→ **Provided material**
--- start ---

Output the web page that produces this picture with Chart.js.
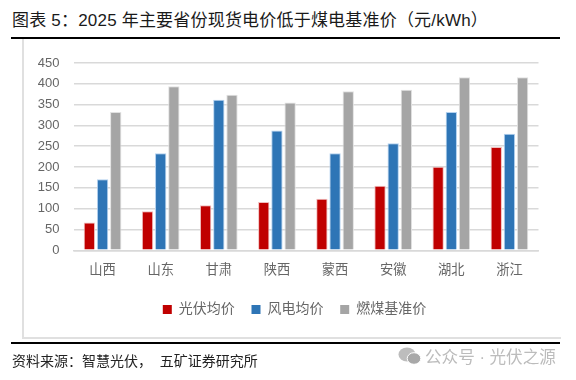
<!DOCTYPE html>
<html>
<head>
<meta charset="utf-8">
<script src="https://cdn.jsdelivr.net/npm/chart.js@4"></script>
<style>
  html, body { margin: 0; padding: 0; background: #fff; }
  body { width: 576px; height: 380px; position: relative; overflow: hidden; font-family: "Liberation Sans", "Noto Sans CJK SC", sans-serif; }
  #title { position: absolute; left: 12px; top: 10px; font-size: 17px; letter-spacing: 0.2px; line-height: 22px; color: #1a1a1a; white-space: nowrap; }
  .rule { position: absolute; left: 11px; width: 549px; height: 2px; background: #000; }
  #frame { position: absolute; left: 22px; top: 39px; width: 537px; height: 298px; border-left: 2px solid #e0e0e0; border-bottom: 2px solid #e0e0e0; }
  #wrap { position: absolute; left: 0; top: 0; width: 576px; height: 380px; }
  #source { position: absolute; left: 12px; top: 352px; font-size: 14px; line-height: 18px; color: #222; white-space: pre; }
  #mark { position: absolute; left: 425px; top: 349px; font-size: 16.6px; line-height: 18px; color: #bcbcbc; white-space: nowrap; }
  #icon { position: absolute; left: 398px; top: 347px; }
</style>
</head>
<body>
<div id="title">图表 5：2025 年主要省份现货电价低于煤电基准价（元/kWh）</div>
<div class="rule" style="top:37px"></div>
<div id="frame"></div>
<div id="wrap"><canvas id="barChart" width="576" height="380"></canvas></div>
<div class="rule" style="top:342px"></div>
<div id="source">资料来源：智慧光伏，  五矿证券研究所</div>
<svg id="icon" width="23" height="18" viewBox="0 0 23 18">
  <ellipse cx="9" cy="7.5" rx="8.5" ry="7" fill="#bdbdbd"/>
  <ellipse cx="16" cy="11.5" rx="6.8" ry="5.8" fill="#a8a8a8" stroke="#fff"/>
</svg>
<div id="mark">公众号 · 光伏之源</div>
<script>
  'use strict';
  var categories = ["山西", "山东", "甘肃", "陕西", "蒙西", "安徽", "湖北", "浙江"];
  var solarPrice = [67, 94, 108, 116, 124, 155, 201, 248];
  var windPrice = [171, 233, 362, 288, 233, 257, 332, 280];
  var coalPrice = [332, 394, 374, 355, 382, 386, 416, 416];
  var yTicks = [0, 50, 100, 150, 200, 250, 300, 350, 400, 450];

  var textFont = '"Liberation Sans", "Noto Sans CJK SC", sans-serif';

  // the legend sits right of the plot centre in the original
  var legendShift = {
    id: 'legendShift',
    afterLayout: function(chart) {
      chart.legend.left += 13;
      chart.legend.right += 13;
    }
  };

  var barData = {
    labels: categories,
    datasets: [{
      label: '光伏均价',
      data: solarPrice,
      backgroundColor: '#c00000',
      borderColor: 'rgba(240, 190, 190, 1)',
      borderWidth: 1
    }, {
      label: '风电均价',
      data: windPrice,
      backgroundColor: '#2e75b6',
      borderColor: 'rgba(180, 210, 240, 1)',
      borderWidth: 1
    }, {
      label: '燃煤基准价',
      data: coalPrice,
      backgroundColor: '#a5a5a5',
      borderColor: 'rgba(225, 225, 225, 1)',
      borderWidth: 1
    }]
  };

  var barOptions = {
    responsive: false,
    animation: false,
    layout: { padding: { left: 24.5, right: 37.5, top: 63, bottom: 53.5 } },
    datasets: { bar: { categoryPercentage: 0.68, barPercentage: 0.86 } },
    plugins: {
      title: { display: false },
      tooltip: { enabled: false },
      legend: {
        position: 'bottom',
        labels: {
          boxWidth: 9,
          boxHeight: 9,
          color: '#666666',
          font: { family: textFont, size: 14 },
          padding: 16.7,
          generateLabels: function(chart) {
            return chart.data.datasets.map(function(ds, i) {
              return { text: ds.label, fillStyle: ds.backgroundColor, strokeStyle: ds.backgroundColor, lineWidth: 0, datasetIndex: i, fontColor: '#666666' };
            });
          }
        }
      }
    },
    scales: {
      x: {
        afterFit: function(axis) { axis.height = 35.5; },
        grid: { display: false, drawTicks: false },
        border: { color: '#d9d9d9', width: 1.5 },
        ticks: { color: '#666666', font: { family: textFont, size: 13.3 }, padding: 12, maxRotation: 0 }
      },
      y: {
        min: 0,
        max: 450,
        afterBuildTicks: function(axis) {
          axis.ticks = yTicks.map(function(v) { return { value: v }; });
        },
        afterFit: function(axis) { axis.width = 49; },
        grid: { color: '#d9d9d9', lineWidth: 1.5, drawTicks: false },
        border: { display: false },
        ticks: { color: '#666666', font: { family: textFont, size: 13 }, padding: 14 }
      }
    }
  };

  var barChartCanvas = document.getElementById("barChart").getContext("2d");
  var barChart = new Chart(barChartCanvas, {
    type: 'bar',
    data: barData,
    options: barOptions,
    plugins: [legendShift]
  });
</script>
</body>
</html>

--- end ---

→ **Task details**
Write out exactly the opening lines of the data, stopping after the line that holds "350, 400, 450];". Exclude pictures.

→ **Solution to the problem**
Output the web page that produces this picture with Chart.js.
<!DOCTYPE html>
<html>
<head>
<meta charset="utf-8">
<script src="https://cdn.jsdelivr.net/npm/chart.js@4"></script>
<style>
  html, body { margin: 0; padding: 0; background: #fff; }
  body { width: 576px; height: 380px; position: relative; overflow: hidden; font-family: "Liberation Sans", "Noto Sans CJK SC", sans-serif; }
  #title { position: absolute; left: 12px; top: 10px; font-size: 17px; letter-spacing: 0.2px; line-height: 22px; color: #1a1a1a; white-space: nowrap; }
  .rule { position: absolute; left: 11px; width: 549px; height: 2px; background: #000; }
  #frame { position: absolute; left: 22px; top: 39px; width: 537px; height: 298px; border-left: 2px solid #e0e0e0; border-bottom: 2px solid #e0e0e0; }
  #wrap { position: absolute; left: 0; top: 0; width: 576px; height: 380px; }
  #source { position: absolute; left: 12px; top: 352px; font-size: 14px; line-height: 18px; color: #222; white-space: pre; }
  #mark { position: absolute; left: 425px; top: 349px; font-size: 16.6px; line-height: 18px; color: #bcbcbc; white-space: nowrap; }
  #icon { position: absolute; left: 398px; top: 347px; }
</style>
</head>
<body>
<div id="title">图表 5：2025 年主要省份现货电价低于煤电基准价（元/kWh）</div>
<div class="rule" style="top:37px"></div>
<div id="frame"></div>
<div id="wrap"><canvas id="barChart" width="576" height="380"></canvas></div>
<div class="rule" style="top:342px"></div>
<div id="source">资料来源：智慧光伏，  五矿证券研究所</div>
<svg id="icon" width="23" height="18" viewBox="0 0 23 18">
  <ellipse cx="9" cy="7.5" rx="8.5" ry="7" fill="#bdbdbd"/>
  <ellipse cx="16" cy="11.5" rx="6.8" ry="5.8" fill="#a8a8a8" stroke="#fff"/>
</svg>
<div id="mark">公众号 · 光伏之源</div>
<script>
  'use strict';
  var categories = ["山西", "山东", "甘肃", "陕西", "蒙西", "安徽", "湖北", "浙江"];
  var solarPrice = [67, 94, 108, 116, 124, 155, 201, 248];
  var windPrice = [171, 233, 362, 288, 233, 257, 332, 280];
  var coalPrice = [332, 394, 374, 355, 382, 386, 416, 416];
  var yTicks = [0, 50, 100, 150, 200, 250, 300, 350, 400, 450];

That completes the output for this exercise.